Dan, I think our capacity is right around $400 million is where we think we could comfortably deploy that capital. Obviously, capping equity markets is based on specific market conditions, the types of deals were looking at, et cetera. But we think we're very comfortable at $400 million as our dry powder today.

Daniel Donlan - Janney Montgomery Scott LLC

Okay. And then just lastly on the acquisition environment. Some of your peers have been fairly aggressive. Just kind of curious why haven't you guys been as aggressive? Is it more or less just pricing where you're seeing returns? Is it that some of these hotels are independently branded and you guys have historically been more associated with branded hotels? Any type of comments you could provide would be helpful.

Mark Brugger

This is Mark. Most of the deals we've taken a look at and taken a run at, it's been pricing. Obviously, if it's an auctioned deal, the highest bid won. But we pursued a number interesting opportunities but we are staying disciplined with our underwriting and with the price number of these opportunities.

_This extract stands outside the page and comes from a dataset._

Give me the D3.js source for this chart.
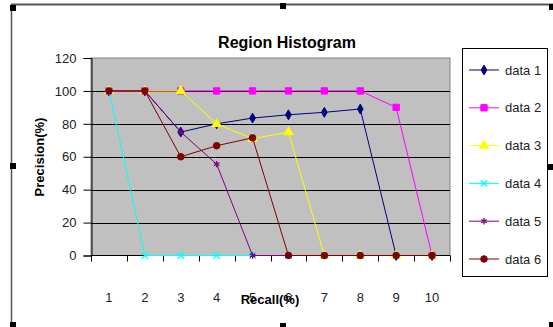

Daniel Donlan - Janney Montgomery Scott LLC

Okay. And just curious, come independently branded, would you guys potentially pursue some of these independently branded hotels that are probably coming to market to in the next 2 to 3 months?

Mark Brugger

The answer is in the right markets, we would pursue it. If it was a D.C., New York, San Francisco-type markets where we think the independent names can... there is enough demand there that they make their own brand. So in markets like that, we would consider those opportunities.

Operator

The next question comes from the line of Sule Laypan of Barclays Capital.

Sule Laypan - Barclays Capital

I was wondering if you could clarify the comment you made on guidance. So is your outlook for second, third and fourth quarter today up or flat from what it was 3 months ago?

Sean Mahoney

It's up slightly.

Sule Laypan - Barclays Capital

Okay. Thanks. And then did I hear correctly, you said on the 42nd Street development, there is not much chance that could be upsized now?

John Williams

Yes, we're -- that's right. I think the probabilities are that it will be 286 rooms.

Sule Laypan - Barclays Capital

Okay. And then just lastly, the room renovations at the Courtyard and the Renaissance Waverly, have those started already or when will they start?

John Williams

They're going to start in the back half of the year.

Operator

And you have no questions at this time. I will now turn the call back over to Mr. Mark Brugger for closing remarks.

Mark Brugger

Thank you, Grace Anne. To everyone on this call, we would like to express our continued appreciation for your interest in DiamondRock and look forward to updating you next quarter.

Operator

Thank you for your participation in today's conference. This concludes the presentation. And you may now disconnect.